St Pope John Paul II wrote of the dignity of work through the opportunity it offers to take responsibility for the person we are becoming:
“Human work has an ethical value of its own which clearly and directly remains linked to the fact that the one who carries it out is a person, a conscious and free subject, that is to say a subject that decides about himself.”
Hopefully our young men come to know that this ‘decision’ applies also to their work as students. Through our work, as a College community, to create a just and merciful world, built on the truth of love, we are sharing in the creative power of God. Just as we share in God’s work, so too we should share in God’s rest.

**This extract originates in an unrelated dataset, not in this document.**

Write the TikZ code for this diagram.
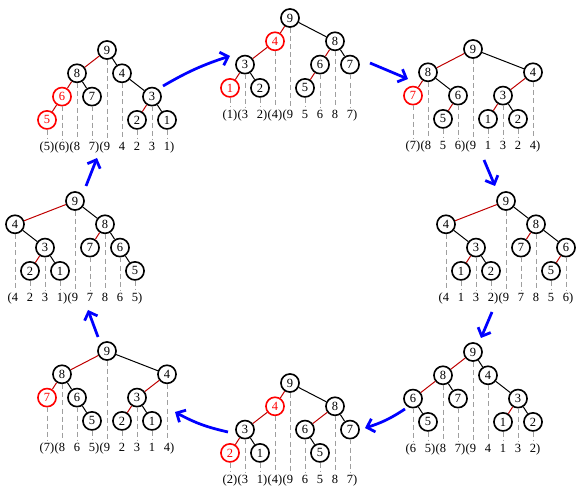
\documentclass[tikz,border=0pt]{standalone}
\usepackage{fontspec}
\setmainfont{Liberation Serif}
\usepackage{tikz}
\usetikzlibrary{arrows.meta}

\newcommand{\LP}{\llap{(}}
\newcommand{\RP}{\rlap{)}}

\begin{document}
\begin{tikzpicture}[x=0.8pt,y=-0.8pt,
  vtx/.style={circle,draw,line width=1.3pt,fill=white,minimum size=14.5pt,inner sep=0pt},
  hot/.style={vtx,draw=red,text=red},
  redge/.style={red!75!black,line width=0.8pt},
  bedge/.style={black,line width=0.8pt},
  guide/.style={gray!75,dash pattern=on 4pt off 2.5pt,line width=0.6pt},
  seq/.style={inner sep=1pt,text height=7.5pt,text depth=2.5pt},
  flow/.style={blue,line width=2.2pt,-{Straight Barb[length=5.5pt,width=11pt]}}]
\useasboundingbox (0,0) rectangle (581,491);

% tree A (top left)
\begin{scope}[shift={(47,50)},x=12pt,y=-18.64pt,name prefix=A-]
\node[vtx] (v9) at (4,0) {9};
\node[vtx] (v8) at (2,1) {8};
\node[vtx] (v4) at (5,1) {4};
\node[hot] (v6) at (1,2) {6};
\node[vtx] (v7) at (3,2) {7};
\node[vtx] (v3) at (7,2) {3};
\node[hot] (v5) at (0,3) {5};
\node[vtx] (v2) at (6,3) {2};
\node[vtx] (v1) at (8,3) {1};
\draw[redge] (v9) -- (v8);
\draw[bedge] (v9) -- (v4);
\draw[redge] (v8) -- (v6);
\draw[bedge] (v8) -- (v7);
\draw[redge] (v6) -- (v5);
\draw[bedge] (v4) -- (v3);
\draw[redge] (v3) -- (v2);
\draw[bedge] (v3) -- (v1);
\foreach \i/\t in {0/\LP5\RP,1/\LP6\RP,2/\LP8,3/7\RP,4/\LP9,5/4,6/2,7/3,8/1\RP}
  \node[seq] (l\i) at (\i,4.16) {\t};
\foreach \v/\i in {v5/0,v6/1,v8/2,v7/3,v9/4,v4/5,v2/6,v3/7,v1/8}
  \draw[guide] (\v) -- (l\i);
\end{scope}

% tree B (top middle)
\begin{scope}[shift={(230,18)},x=12pt,y=-18.64pt,name prefix=B-]
\node[vtx] (v9) at (4,0) {9};
\node[hot] (v4) at (3,1) {4};
\node[vtx] (v8) at (7,1) {8};
\node[vtx] (v3) at (1,2) {3};
\node[vtx] (v6) at (6,2) {6};
\node[vtx] (v7) at (8,2) {7};
\node[hot] (v1) at (0,3) {1};
\node[vtx] (v2) at (2,3) {2};
\node[vtx] (v5) at (5,3) {5};
\draw[redge] (v9) -- (v4);
\draw[bedge] (v9) -- (v8);
\draw[redge] (v4) -- (v3);
\draw[redge] (v3) -- (v1);
\draw[bedge] (v3) -- (v2);
\draw[redge] (v8) -- (v6);
\draw[bedge] (v8) -- (v7);
\draw[redge] (v6) -- (v5);
\foreach \i/\t in {0/\LP1\RP,1/\LP3,2/2\RP,3/\LP4\RP,4/\LP9,5/5,6/6,7/8,8/7\RP}
  \node[seq] (l\i) at (\i,4.16) {\t};
\foreach \v/\i in {v1/0,v3/1,v2/2,v4/3,v9/4,v5/5,v6/6,v8/7,v7/8}
  \draw[guide] (\v) -- (l\i);
\end{scope}

% tree C (top right)
\begin{scope}[shift={(413,49)},x=12pt,y=-18.64pt,name prefix=C-]
\node[vtx] (v9) at (4,0) {9};
\node[vtx] (v8) at (1,1) {8};
\node[vtx] (v4) at (8,1) {4};
\node[hot] (v7) at (0,2) {7};
\node[vtx] (v6) at (3,2) {6};
\node[vtx] (v3) at (6,2) {3};
\node[vtx] (v5) at (2,3) {5};
\node[vtx] (v1) at (5,3) {1};
\node[vtx] (v2) at (7,3) {2};
\draw[redge] (v9) -- (v8);
\draw[bedge] (v9) -- (v4);
\draw[redge] (v8) -- (v7);
\draw[bedge] (v8) -- (v6);
\draw[redge] (v6) -- (v5);
\draw[redge] (v4) -- (v3);
\draw[redge] (v3) -- (v1);
\draw[bedge] (v3) -- (v2);
\foreach \i/\t in {0/\LP7\RP,1/\LP8,2/5,3/6\RP,4/\LP9,5/1,6/3,7/2,8/4\RP}
  \node[seq] (l\i) at (\i,4.16) {\t};
\foreach \v/\i in {v7/0,v8/1,v5/2,v6/3,v9/4,v1/5,v3/6,v2/7,v4/8}
  \draw[guide] (\v) -- (l\i);
\end{scope}

% tree D (right)
\begin{scope}[shift={(446,201)},x=12pt,y=-18.64pt,name prefix=D-]
\node[vtx] (v9) at (4,0) {9};
\node[vtx] (v4) at (0,1) {4};
\node[vtx] (v8) at (6,1) {8};
\node[vtx] (v3) at (2,2) {3};
\node[vtx] (v7) at (5,2) {7};
\node[vtx] (v6) at (8,2) {6};
\node[vtx] (v1) at (1,3) {1};
\node[vtx] (v2) at (3,3) {2};
\node[vtx] (v5) at (7,3) {5};
\draw[redge] (v9) -- (v4);
\draw[bedge] (v9) -- (v8);
\draw[bedge] (v4) -- (v3);
\draw[redge] (v3) -- (v1);
\draw[bedge] (v3) -- (v2);
\draw[redge] (v8) -- (v7);
\draw[bedge] (v8) -- (v6);
\draw[redge] (v6) -- (v5);
\foreach \i/\t in {0/\LP4,1/1,2/3,3/2\RP,4/\LP9,5/7,6/8,7/5,8/6\RP}
  \node[seq] (l\i) at (\i,4.16) {\t};
\foreach \v/\i in {v4/0,v1/1,v3/2,v2/3,v9/4,v7/5,v8/6,v5/7,v6/8}
  \draw[guide] (\v) -- (l\i);
\end{scope}

% tree E (bottom right)
\begin{scope}[shift={(413,352)},x=12pt,y=-18.64pt,name prefix=E-]
\node[vtx] (v9) at (4,0) {9};
\node[vtx] (v8) at (2,1) {8};
\node[vtx] (v4) at (5,1) {4};
\node[vtx] (v6) at (0,2) {6};
\node[vtx] (v7) at (3,2) {7};
\node[vtx] (v3) at (7,2) {3};
\node[vtx] (v5) at (1,3) {5};
\node[vtx] (v1) at (6,3) {1};
\node[vtx] (v2) at (8,3) {2};
\draw[redge] (v9) -- (v8);
\draw[bedge] (v9) -- (v4);
\draw[redge] (v8) -- (v6);
\draw[bedge] (v8) -- (v7);
\draw[bedge] (v6) -- (v5);
\draw[bedge] (v4) -- (v3);
\draw[redge] (v3) -- (v1);
\draw[bedge] (v3) -- (v2);
\foreach \i/\t in {0/\LP6,1/5\RP,2/\LP8,3/7\RP,4/\LP9,5/4,6/1,7/3,8/2\RP}
  \node[seq] (l\i) at (\i,4.16) {\t};
\foreach \v/\i in {v6/0,v5/1,v8/2,v7/3,v9/4,v4/5,v1/6,v3/7,v2/8}
  \draw[guide] (\v) -- (l\i);
\end{scope}

% tree F (bottom middle)
\begin{scope}[shift={(230,383)},x=12pt,y=-18.64pt,name prefix=F-]
\node[vtx] (v9) at (4,0) {9};
\node[hot] (v4) at (3,1) {4};
\node[vtx] (v8) at (7,1) {8};
\node[vtx] (v3) at (1,2) {3};
\node[vtx] (v6) at (5,2) {6};
\node[vtx] (v7) at (8,2) {7};
\node[hot] (v2) at (0,3) {2};
\node[vtx] (v1) at (2,3) {1};
\node[vtx] (v5) at (6,3) {5};
\draw[redge] (v9) -- (v4);
\draw[bedge] (v9) -- (v8);
\draw[redge] (v4) -- (v3);
\draw[redge] (v3) -- (v2);
\draw[bedge] (v3) -- (v1);
\draw[redge] (v8) -- (v6);
\draw[bedge] (v8) -- (v7);
\draw[bedge] (v6) -- (v5);
\foreach \i/\t in {0/\LP2\RP,1/\LP3,2/1\RP,3/\LP4\RP,4/\LP9,5/6,6/5,7/8,8/7\RP}
  \node[seq] (l\i) at (\i,4.16) {\t};
\foreach \v/\i in {v2/0,v3/1,v1/2,v4/3,v9/4,v6/5,v5/6,v8/7,v7/8}
  \draw[guide] (\v) -- (l\i);
\end{scope}

% tree G (bottom left)
\begin{scope}[shift={(47,351)},x=12pt,y=-18.64pt,name prefix=G-]
\node[vtx] (v9) at (4,0) {9};
\node[vtx] (v8) at (1,1) {8};
\node[vtx] (v4) at (8,1) {4};
\node[hot] (v7) at (0,2) {7};
\node[vtx] (v6) at (2,2) {6};
\node[vtx] (v3) at (6,2) {3};
\node[vtx] (v5) at (3,3) {5};
\node[vtx] (v2) at (5,3) {2};
\node[vtx] (v1) at (7,3) {1};
\draw[redge] (v9) -- (v8);
\draw[bedge] (v9) -- (v4);
\draw[redge] (v8) -- (v7);
\draw[bedge] (v8) -- (v6);
\draw[bedge] (v6) -- (v5);
\draw[redge] (v4) -- (v3);
\draw[redge] (v3) -- (v2);
\draw[bedge] (v3) -- (v1);
\foreach \i/\t in {0/\LP7\RP,1/\LP8,2/6,3/5\RP,4/\LP9,5/2,6/3,7/1,8/4\RP}
  \node[seq] (l\i) at (\i,4.16) {\t};
\foreach \v/\i in {v7/0,v8/1,v6/2,v5/3,v9/4,v2/5,v3/6,v1/7,v4/8}
  \draw[guide] (\v) -- (l\i);
\end{scope}

% tree H (left)
\begin{scope}[shift={(15,201)},x=12pt,y=-18.64pt,name prefix=H-]
\node[vtx] (v9) at (4,0) {9};
\node[vtx] (v4) at (0,1) {4};
\node[vtx] (v8) at (6,1) {8};
\node[vtx] (v3) at (2,2) {3};
\node[vtx] (v7) at (5,2) {7};
\node[vtx] (v6) at (7,2) {6};
\node[vtx] (v2) at (1,3) {2};
\node[vtx] (v1) at (3,3) {1};
\node[vtx] (v5) at (8,3) {5};
\draw[redge] (v9) -- (v4);
\draw[bedge] (v9) -- (v8);
\draw[bedge] (v4) -- (v3);
\draw[redge] (v3) -- (v2);
\draw[bedge] (v3) -- (v1);
\draw[redge] (v8) -- (v7);
\draw[bedge] (v8) -- (v6);
\draw[bedge] (v6) -- (v5);
\foreach \i/\t in {0/\LP4,1/2,2/3,3/1\RP,4/\LP9,5/7,6/8,7/6,8/5\RP}
  \node[seq] (l\i) at (\i,4.16) {\t};
\foreach \v/\i in {v4/0,v2/1,v3/2,v1/3,v9/4,v7/5,v8/6,v6/7,v5/8}
  \draw[guide] (\v) -- (l\i);
\end{scope}

% arrows round the cycle
\coordinate (s1) at (163,86);  \coordinate (e1) at (230,56);
\coordinate (s2) at (370,63);  \coordinate (e2) at (408,79);
\coordinate (s3) at (484,160); \coordinate (e3) at (495,186);
\coordinate (s4) at (492,312); \coordinate (e4) at (481,338);
\coordinate (s5) at (405,409); \coordinate (e5) at (365,428);
\coordinate (s6) at (228,432); \coordinate (e6) at (175,412);
\coordinate (s7) at (98,337);  \coordinate (e7) at (88,310);
\coordinate (s8) at (86,186);  \coordinate (e8) at (97,158);
\draw[flow] (s1) to[bend left=6] (e1);
\draw[flow] (s2) -- (e2);
\draw[flow] (s3) -- (e3);
\draw[flow] (s4) -- (e4);
\draw[flow] (s5) to[bend left=8] (e5);
\draw[flow] (s6) to[bend left=8] (e6);
\draw[flow] (s7) -- (e7);
\draw[flow] (s8) -- (e8);
\end{tikzpicture}
\end{document}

Rest creates the opportunity for us to contemplate the desires that motivate our actions and the fears that stop us loving. Only in rest can we step back and contemplate the person we are becoming in the business/busy-ness of living. Only in rest can we renew our endurance and courage to be witnesses to the saving love of God.
Our work shares in God’s plan, and so too does our rest. Let us accept the gift of this long weekend and return with renewed commitments to our quest for truth, goodness and beauty.